● Written problem:
Retype the lines beneath this one, from the first through the line containing "arrow_style = '-|>,head_length=0.6,head_width=0.3'". Pictures are left out.

........

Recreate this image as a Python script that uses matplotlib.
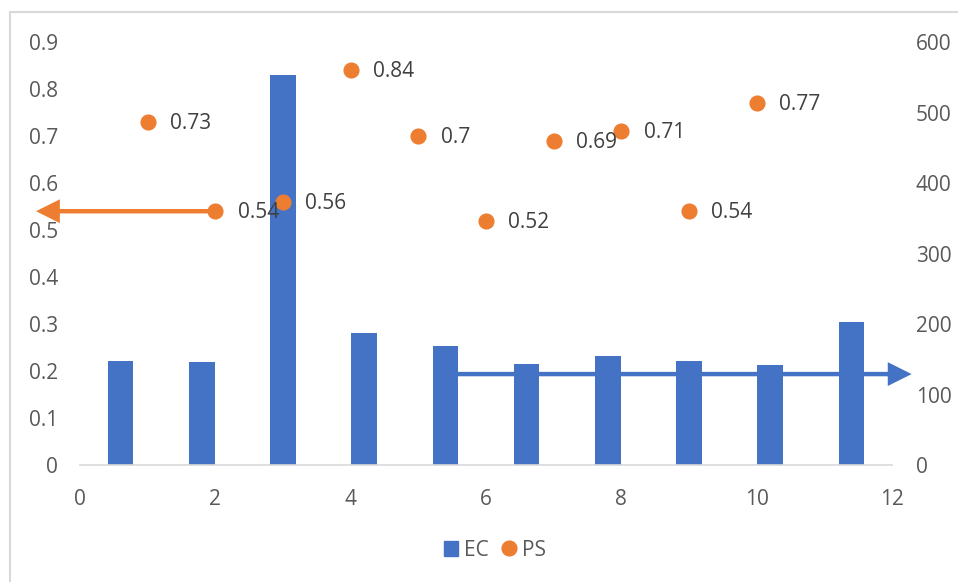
import matplotlib
matplotlib.use("Agg")
import matplotlib.pyplot as plt
from matplotlib.patches import Patch, Rectangle
from matplotlib.lines import Line2D

plt.rcParams['font.family'] = ['Open Sans', 'DejaVu Sans']

# EC bars (right axis) and PS points (left axis)
ec_x = [0.6, 1.8, 3.0, 4.2, 5.4, 6.6, 7.8, 9.0, 10.2, 11.4]
ec_vals = [147, 146, 553, 187, 169, 143, 155, 148, 142, 203]
ps_x = [1, 2, 3, 4, 5, 6, 7, 8, 9, 10]
ps_vals = [0.73, 0.54, 0.56, 0.84, 0.7, 0.52, 0.69, 0.71, 0.54, 0.77]
ps_labels = ['0.73', '0.54', '0.56', '0.84', '0.7', '0.52', '0.69', '0.71', '0.54', '0.77']

blue = '#4472C4'
orange = '#ED7D31'
tick_col = '#595959'
label_col = '#404040'

fig = plt.figure(figsize=(9.58, 5.82), dpi=100)

# thin chart-area frame
fig.patches.append(Rectangle((10 / 958, -0.1), 1.2, 1 - 12 / 582 + 0.1,
                             transform=fig.transFigure, fill=False,
                             edgecolor='#d9d9d9', lw=1.5))

ax = fig.add_axes([0.0835, 0.201, 0.8476, 0.7268])
ax2 = ax.twinx()
ax.set_zorder(ax2.get_zorder() + 1)
ax.patch.set_visible(False)

arrow_style = '-|>,head_length=0.6,head_width=0.3'

# bars + the arrow pointing at the right axis (drawn underneath the bars)
ax2.bar(ec_x, ec_vals, width=0.376, color=blue, zorder=3)
ax2.annotate('', xy=(12.29, 129), xytext=(5.57, 129), annotation_clip=False,
             arrowprops=dict(arrowstyle=arrow_style, mutation_scale=20,
                             color=blue, lw=3.2, joinstyle='miter',
                             capstyle='butt', shrinkA=0, shrinkB=0), zorder=2)
ax2.set_ylim(0, 600)
ax2.set_yticks(range(0, 601, 100))

# PS scatter with labels and arrow pointing at the left axis
ax.plot(ps_x, ps_vals, 'o', color=orange, markersize=10.6, zorder=4)
ax.annotate('', xy=(-0.65, 0.54), xytext=(2, 0.54), annotation_clip=False,
            arrowprops=dict(arrowstyle=arrow_style, mutation_scale=20,
                            color=orange, lw=3.2, joinstyle='miter',
                            capstyle='butt', shrinkA=0, shrinkB=0), zorder=3)
for x, y, s in zip(ps_x, ps_vals, ps_labels):
    ax.annotate(s, (x, y), xytext=(16, -1), textcoords='offset points',
                va='center', ha='left', fontsize=15, color=label_col, zorder=5)

ax.set_xlim(0, 12)
ax.set_ylim(0, 0.9)
ax.set_xticks(range(0, 13, 2))
ax.set_yticks([i / 10 for i in range(10)])
ax.set_yticklabels(['0'] + ['0.%d' % i for i in range(1, 10)])

for a in (ax, ax2):
    for sp in a.spines.values():
        sp.set_visible(False)
    a.tick_params(length=0, labelsize=15, labelcolor=tick_col)
ax.spines['bottom'].set_visible(True)
ax.spines['bottom'].set_color('#d9d9d9')
ax.spines['bottom'].set_linewidth(1.2)
ax.tick_params(axis='y', pad=16)
ax.tick_params(axis='x', pad=17)
ax2.tick_params(axis='y', pad=17)

handles = [Patch(color=blue, label='EC'),
           Line2D([], [], marker='o', ls='', color=orange, markersize=10.6, label='PS')]
fig.legend(handles=handles, loc='center', bbox_to_anchor=(495 / 958, 1 - 550 / 582),
           ncol=2, frameon=False, fontsize=15, labelcolor=tick_col,
           handlelength=0.7, handleheight=0.7, handletextpad=0.3, columnspacing=0.6)

fig.savefig('out.png', dpi=100)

........

● Completed exercise:
Recreate this image as a Python script that uses matplotlib.
import matplotlib
matplotlib.use("Agg")
import matplotlib.pyplot as plt
from matplotlib.patches import Patch, Rectangle
from matplotlib.lines import Line2D

plt.rcParams['font.family'] = ['Open Sans', 'DejaVu Sans']

# EC bars (right axis) and PS points (left axis)
ec_x = [0.6, 1.8, 3.0, 4.2, 5.4, 6.6, 7.8, 9.0, 10.2, 11.4]
ec_vals = [147, 146, 553, 187, 169, 143, 155, 148, 142, 203]
ps_x = [1, 2, 3, 4, 5, 6, 7, 8, 9, 10]
ps_vals = [0.73, 0.54, 0.56, 0.84, 0.7, 0.52, 0.69, 0.71, 0.54, 0.77]
ps_labels = ['0.73', '0.54', '0.56', '0.84', '0.7', '0.52', '0.69', '0.71', '0.54', '0.77']

blue = '#4472C4'
orange = '#ED7D31'
tick_col = '#595959'
label_col = '#404040'

fig = plt.figure(figsize=(9.58, 5.82), dpi=100)

# thin chart-area frame
fig.patches.append(Rectangle((10 / 958, -0.1), 1.2, 1 - 12 / 582 + 0.1,
                             transform=fig.transFigure, fill=False,
                             edgecolor='#d9d9d9', lw=1.5))

ax = fig.add_axes([0.0835, 0.201, 0.8476, 0.7268])
ax2 = ax.twinx()
ax.set_zorder(ax2.get_zorder() + 1)
ax.patch.set_visible(False)

arrow_style = '-|>,head_length=0.6,head_width=0.3'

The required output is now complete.